Legend has it that General Sam Houston partook of Glen Eden’s hospitality during a visit to Grayson to speak at a festival celebrating the naming of Sherman as the county seat.  He danced with Sophia during the party in his honor. A giant magnolia tree that survived until the area was cleared for the advancing waters of Lake Texoma reputedly was planted by Houston as a gift to the Coffees.
Romance smiled on piquant Sophia, but not without its tragic price that brought violent deaths to two of her husbands, Col. Coffee was stabbed to death at his trading post in 1846.  In 1852 she married Major Butts at New Orleans, La., who was killed by Quantrell’s men near Sherman during the Civil War.

After the war, the thrice married Sophia became the wife of Judge James Porter of Waco and returned with him to Glen Eden. Judge Porter died in 1886 and was buried in Preston Cemetery.  At the age of 82 years, Sophia died Aug. 27, 1897, and was buried beside Judge Porter.

But the adventure that had ebbed and flowed around Glen Eden for generations was to continue through at least another quixotic chapter.

Sentiment was strongly in favor of relocating the home as a historical shrine ahead of the clearing of the area for Lake Texoma. Finally actions was taken by Federal Judge Randolph Bryant of Sherman, who purchased the building.

Together with County Judge Jake J. Loy, Judge Bryant planned to restore Glen Eden to its original glory as a state park.
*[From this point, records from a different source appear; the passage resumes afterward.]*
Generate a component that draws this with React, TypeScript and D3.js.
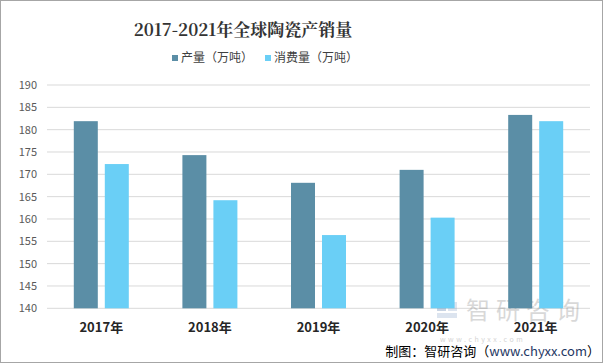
import React from "react";
import * as d3 from "d3";

// chart data
const years = ["2017年", "2018年", "2019年", "2020年", "2021年"];
const production = [181.9, 174.3, 168.1, 171.0, 183.3];
const consumption = [172.3, 164.2, 156.4, 160.3, 181.9];
const yTicks = [140, 145, 150, 155, 160, 165, 170, 175, 180, 185, 190];
const seriesNames = ["产量（万吨）", "消费量（万吨）"];

const colors = ["#5b8ea6", "#6acff6"];

export default function App() {
    const width = 605;
    const height = 364;
    const left = 47;
    const right = 590;
    const top = 85;
    const bottom = 308.3;

    const x = d3.scaleBand().domain(years).range([left, right]);
    const y = d3.scaleLinear().domain([140, 190]).range([bottom, top]);

    const barW = 24;
    const gap = 7;

    const font = "'Microsoft YaHei', 'Noto Sans CJK SC', sans-serif";

    return (
        <svg
            width={width}
            height={height}
            style={{ position: "absolute", left: 0, top: 0 }}
            fontFamily={font}
        >
            <rect x={0.5} y={0.5} width={width - 3} height={height - 2} fill="#fff" stroke="#a6a6a6" />

            <text
                x={243}
                y={36}
                textAnchor="middle"
                fontSize={17}
                fontWeight="bold"
                fill="#333"
                fontFamily="'Noto Serif CJK SC', 'Noto Sans CJK SC', serif"
            >
                2017-2021年全球陶瓷产销量
            </text>

            {/* legend */}
            {seriesNames.map((name, i) => {
                const lx = i === 0 ? 172 : 265;
                return (
                    <g key={name}>
                        <rect x={lx} y={55} width={6} height={6} fill={colors[i]} />
                        <text x={lx + 9} y={62} fontSize={12} fill="#404040">
                            {name}
                        </text>
                    </g>
                );
            })}

            {/* grid */}
            {yTicks.map((t) => (
                <g key={t}>
                    <line x1={left} x2={right} y1={y(t)} y2={y(t)} stroke="#d9d9d9" strokeWidth={1} />
                    <text x={37} y={y(t) + 4} textAnchor="end" fontSize={11} fill="#595959">
                        {t}
                    </text>
                </g>
            ))}

            {/* watermark */}
            <g opacity={0.3}>
                <rect x={437} y={302} width={9} height={9} fill="#4a6fa5" />
                <rect x={448} y={302} width={9} height={9} fill="#8fa9cc" />
                <rect x={437} y={313} width={20} height={5} fill="#8fa9cc" />
                <text x={466} y={319} fontSize={24} fill="#7f7f7f" letterSpacing={6}>
                    智研咨询
                </text>
            </g>

            {/* bars */}
            {years.map((yr, i) => {
                const cx = (x(yr) ?? 0) + x.bandwidth() / 2;
                return (
                    <g key={yr}>
                        <rect
                            x={cx - gap / 2 - barW}
                            y={y(production[i])}
                            width={barW}
                            height={bottom - y(production[i])}
                            fill={colors[0]}
                        />
                        <rect
                            x={cx + gap / 2}
                            y={y(consumption[i])}
                            width={barW}
                            height={bottom - y(consumption[i])}
                            fill={colors[1]}
                        />
                        <text
                            x={cx}
                            y={332}
                            textAnchor="middle"
                            fontSize={13}
                            fontWeight="bold"
                            fill="#262626"
                        >
                            {yr}
                        </text>
                    </g>
                );
            })}

            <text x={440} y={342} fontSize={7} fill="#7f7f7f" opacity={0.35} letterSpacing={2.5}>
                www.chyxx.com
            </text>

            <text x={600} y={356} textAnchor="end" fontSize={13} fill="#000">
                制图：智研咨询（
                <tspan fill="#1f3864">www.chyxx.com</tspan>）
            </text>
        </svg>
    );
}
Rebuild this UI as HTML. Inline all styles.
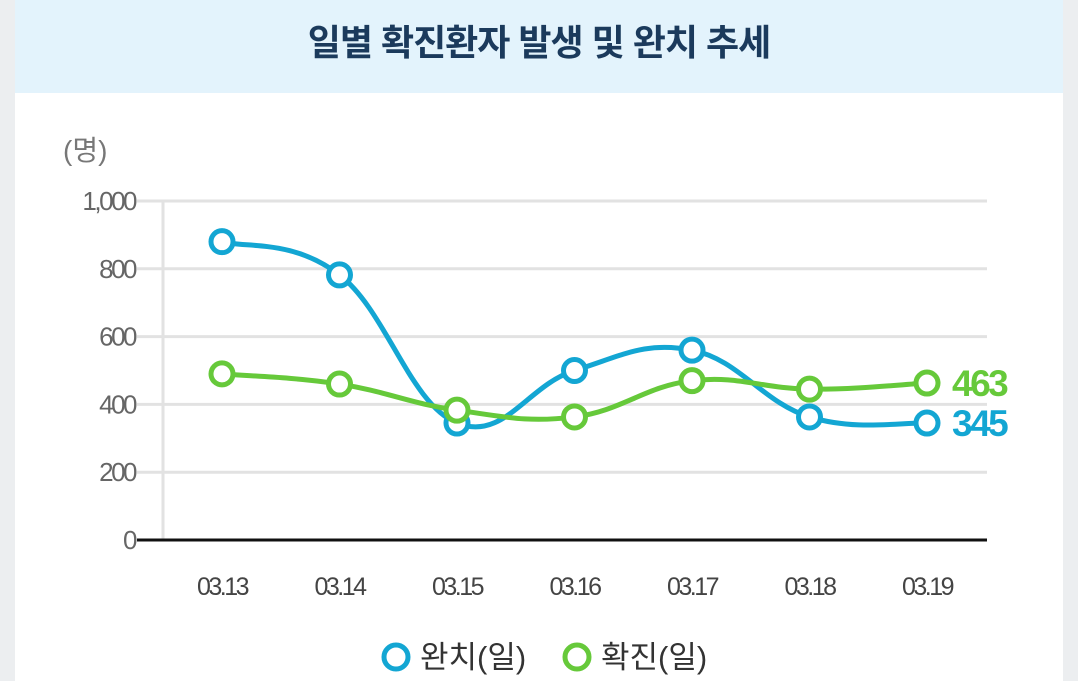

But the plan got sidetracked to the everlasting chagrin of Judge Bryant.  A combat Engineer Corps crew dispatched to the Denison area to demolish the old Preston Bridge in a practice maneuver, camped near the site of the old Glen Eden.

Judge Bryant had paid heavily to have the historic old home carefully razed, and each piece of lumber and every brick meticulously numbered for exact re-assembly at Loy Park.

But it was a cold night when the soldiers pitched camp to await dawn to start their attack on the old span.  Someone spotted the stacked lumber and soon merry bonfires were blazing all around the temporary camp.

But in the warmth and cheer for the soldiers that night went the storied old home.